++++ INFORMATION PROVIDED ++++

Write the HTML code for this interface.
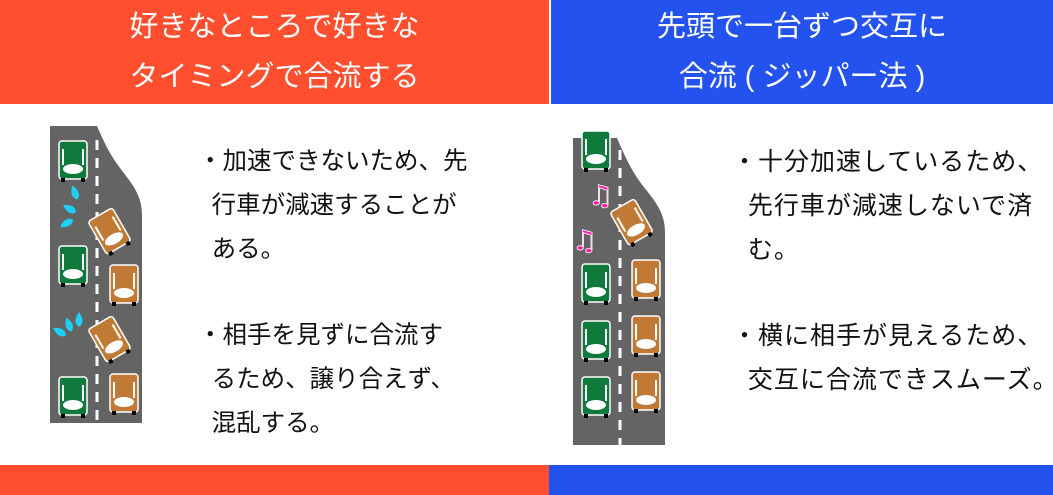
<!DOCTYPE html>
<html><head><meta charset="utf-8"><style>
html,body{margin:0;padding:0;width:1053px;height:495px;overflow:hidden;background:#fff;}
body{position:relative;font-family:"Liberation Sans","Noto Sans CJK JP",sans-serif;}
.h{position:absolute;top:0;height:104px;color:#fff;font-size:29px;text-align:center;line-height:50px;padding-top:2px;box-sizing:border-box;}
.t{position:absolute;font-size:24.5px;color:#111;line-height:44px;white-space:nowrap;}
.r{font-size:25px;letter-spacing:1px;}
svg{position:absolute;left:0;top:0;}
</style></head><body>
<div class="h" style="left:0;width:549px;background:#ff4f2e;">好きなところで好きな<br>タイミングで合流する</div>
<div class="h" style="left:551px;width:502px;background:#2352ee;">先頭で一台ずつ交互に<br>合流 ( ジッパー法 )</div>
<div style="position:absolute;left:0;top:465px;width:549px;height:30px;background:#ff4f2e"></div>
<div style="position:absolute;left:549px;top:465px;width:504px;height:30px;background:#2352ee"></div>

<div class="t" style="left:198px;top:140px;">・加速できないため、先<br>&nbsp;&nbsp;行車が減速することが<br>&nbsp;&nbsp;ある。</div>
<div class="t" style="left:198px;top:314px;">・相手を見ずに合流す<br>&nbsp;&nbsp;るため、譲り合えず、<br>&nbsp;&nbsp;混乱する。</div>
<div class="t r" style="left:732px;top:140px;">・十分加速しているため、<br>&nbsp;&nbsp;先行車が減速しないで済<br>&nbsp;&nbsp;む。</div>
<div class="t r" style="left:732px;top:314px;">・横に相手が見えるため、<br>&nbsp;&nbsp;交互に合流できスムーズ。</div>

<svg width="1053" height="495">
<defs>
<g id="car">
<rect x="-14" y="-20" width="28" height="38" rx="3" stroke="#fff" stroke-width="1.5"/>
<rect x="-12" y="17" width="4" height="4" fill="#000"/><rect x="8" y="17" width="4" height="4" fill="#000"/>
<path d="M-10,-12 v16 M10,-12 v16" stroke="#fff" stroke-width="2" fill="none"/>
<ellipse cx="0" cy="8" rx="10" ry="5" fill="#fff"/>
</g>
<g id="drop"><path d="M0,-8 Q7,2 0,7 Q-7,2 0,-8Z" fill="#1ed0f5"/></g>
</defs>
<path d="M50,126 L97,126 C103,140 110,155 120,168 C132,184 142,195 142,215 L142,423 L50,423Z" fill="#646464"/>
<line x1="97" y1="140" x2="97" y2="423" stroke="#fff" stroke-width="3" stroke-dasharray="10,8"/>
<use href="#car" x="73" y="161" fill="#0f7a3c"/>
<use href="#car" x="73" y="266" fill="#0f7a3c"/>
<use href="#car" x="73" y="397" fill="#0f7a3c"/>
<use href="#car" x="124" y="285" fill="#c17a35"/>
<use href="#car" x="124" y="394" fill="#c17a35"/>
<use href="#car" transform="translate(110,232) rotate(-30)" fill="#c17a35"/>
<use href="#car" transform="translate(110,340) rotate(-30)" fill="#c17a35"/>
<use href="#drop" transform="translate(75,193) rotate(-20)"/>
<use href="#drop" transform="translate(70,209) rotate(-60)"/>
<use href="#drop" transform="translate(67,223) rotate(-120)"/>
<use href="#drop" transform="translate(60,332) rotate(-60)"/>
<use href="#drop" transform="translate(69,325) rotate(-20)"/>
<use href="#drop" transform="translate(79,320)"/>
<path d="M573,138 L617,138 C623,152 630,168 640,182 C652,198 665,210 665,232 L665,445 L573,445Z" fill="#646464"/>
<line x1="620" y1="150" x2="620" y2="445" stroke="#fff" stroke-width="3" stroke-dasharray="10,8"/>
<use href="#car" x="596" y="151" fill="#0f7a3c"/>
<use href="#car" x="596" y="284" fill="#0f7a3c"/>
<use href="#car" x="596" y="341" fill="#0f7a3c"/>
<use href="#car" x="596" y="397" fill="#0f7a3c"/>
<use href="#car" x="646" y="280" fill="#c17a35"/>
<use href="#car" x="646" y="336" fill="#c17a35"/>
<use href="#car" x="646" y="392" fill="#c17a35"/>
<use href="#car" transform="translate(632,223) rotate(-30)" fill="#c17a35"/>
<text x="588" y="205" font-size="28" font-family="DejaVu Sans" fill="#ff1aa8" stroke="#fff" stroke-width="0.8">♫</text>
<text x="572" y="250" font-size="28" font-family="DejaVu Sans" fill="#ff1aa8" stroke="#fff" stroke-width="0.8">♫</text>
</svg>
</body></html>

++++

SET PROBLEM> Reproduce the material above in full and without alteration, but skip all pictures.

ANSWER FOR THE TASK>
Write the HTML code for this interface.
<!DOCTYPE html>
<html><head><meta charset="utf-8"><style>
html,body{margin:0;padding:0;width:1053px;height:495px;overflow:hidden;background:#fff;}
body{position:relative;font-family:"Liberation Sans","Noto Sans CJK JP",sans-serif;}
.h{position:absolute;top:0;height:104px;color:#fff;font-size:29px;text-align:center;line-height:50px;padding-top:2px;box-sizing:border-box;}
.t{position:absolute;font-size:24.5px;color:#111;line-height:44px;white-space:nowrap;}
.r{font-size:25px;letter-spacing:1px;}
svg{position:absolute;left:0;top:0;}
</style></head><body>
<div class="h" style="left:0;width:549px;background:#ff4f2e;">好きなところで好きな<br>タイミングで合流する</div>
<div class="h" style="left:551px;width:502px;background:#2352ee;">先頭で一台ずつ交互に<br>合流 ( ジッパー法 )</div>
<div style="position:absolute;left:0;top:465px;width:549px;height:30px;background:#ff4f2e"></div>
<div style="position:absolute;left:549px;top:465px;width:504px;height:30px;background:#2352ee"></div>

<div class="t" style="left:198px;top:140px;">・加速できないため、先<br>&nbsp;&nbsp;行車が減速することが<br>&nbsp;&nbsp;ある。</div>
<div class="t" style="left:198px;top:314px;">・相手を見ずに合流す<br>&nbsp;&nbsp;るため、譲り合えず、<br>&nbsp;&nbsp;混乱する。</div>
<div class="t r" style="left:732px;top:140px;">・十分加速しているため、<br>&nbsp;&nbsp;先行車が減速しないで済<br>&nbsp;&nbsp;む。</div>
<div class="t r" style="left:732px;top:314px;">・横に相手が見えるため、<br>&nbsp;&nbsp;交互に合流できスムーズ。</div>

<svg width="1053" height="495">
<defs>
<g id="car">
<rect x="-14" y="-20" width="28" height="38" rx="3" stroke="#fff" stroke-width="1.5"/>
<rect x="-12" y="17" width="4" height="4" fill="#000"/><rect x="8" y="17" width="4" height="4" fill="#000"/>
<path d="M-10,-12 v16 M10,-12 v16" stroke="#fff" stroke-width="2" fill="none"/>
<ellipse cx="0" cy="8" rx="10" ry="5" fill="#fff"/>
</g>
<g id="drop"><path d="M0,-8 Q7,2 0,7 Q-7,2 0,-8Z" fill="#1ed0f5"/></g>
</defs>
<path d="M50,126 L97,126 C103,140 110,155 120,168 C132,184 142,195 142,215 L142,423 L50,423Z" fill="#646464"/>
<line x1="97" y1="140" x2="97" y2="423" stroke="#fff" stroke-width="3" stroke-dasharray="10,8"/>
<use href="#car" x="73" y="161" fill="#0f7a3c"/>
<use href="#car" x="73" y="266" fill="#0f7a3c"/>
<use href="#car" x="73" y="397" fill="#0f7a3c"/>
<use href="#car" x="124" y="285" fill="#c17a35"/>
<use href="#car" x="124" y="394" fill="#c17a35"/>
<use href="#car" transform="translate(110,232) rotate(-30)" fill="#c17a35"/>
<use href="#car" transform="translate(110,340) rotate(-30)" fill="#c17a35"/>
<use href="#drop" transform="translate(75,193) rotate(-20)"/>
<use href="#drop" transform="translate(70,209) rotate(-60)"/>
<use href="#drop" transform="translate(67,223) rotate(-120)"/>
<use href="#drop" transform="translate(60,332) rotate(-60)"/>
<use href="#drop" transform="translate(69,325) rotate(-20)"/>
<use href="#drop" transform="translate(79,320)"/>
<path d="M573,138 L617,138 C623,152 630,168 640,182 C652,198 665,210 665,232 L665,445 L573,445Z" fill="#646464"/>
<line x1="620" y1="150" x2="620" y2="445" stroke="#fff" stroke-width="3" stroke-dasharray="10,8"/>
<use href="#car" x="596" y="151" fill="#0f7a3c"/>
<use href="#car" x="596" y="284" fill="#0f7a3c"/>
<use href="#car" x="596" y="341" fill="#0f7a3c"/>
<use href="#car" x="596" y="397" fill="#0f7a3c"/>
<use href="#car" x="646" y="280" fill="#c17a35"/>
<use href="#car" x="646" y="336" fill="#c17a35"/>
<use href="#car" x="646" y="392" fill="#c17a35"/>
<use href="#car" transform="translate(632,223) rotate(-30)" fill="#c17a35"/>
<text x="588" y="205" font-size="28" font-family="DejaVu Sans" fill="#ff1aa8" stroke="#fff" stroke-width="0.8">♫</text>
<text x="572" y="250" font-size="28" font-family="DejaVu Sans" fill="#ff1aa8" stroke="#fff" stroke-width="0.8">♫</text>
</svg>
</body></html>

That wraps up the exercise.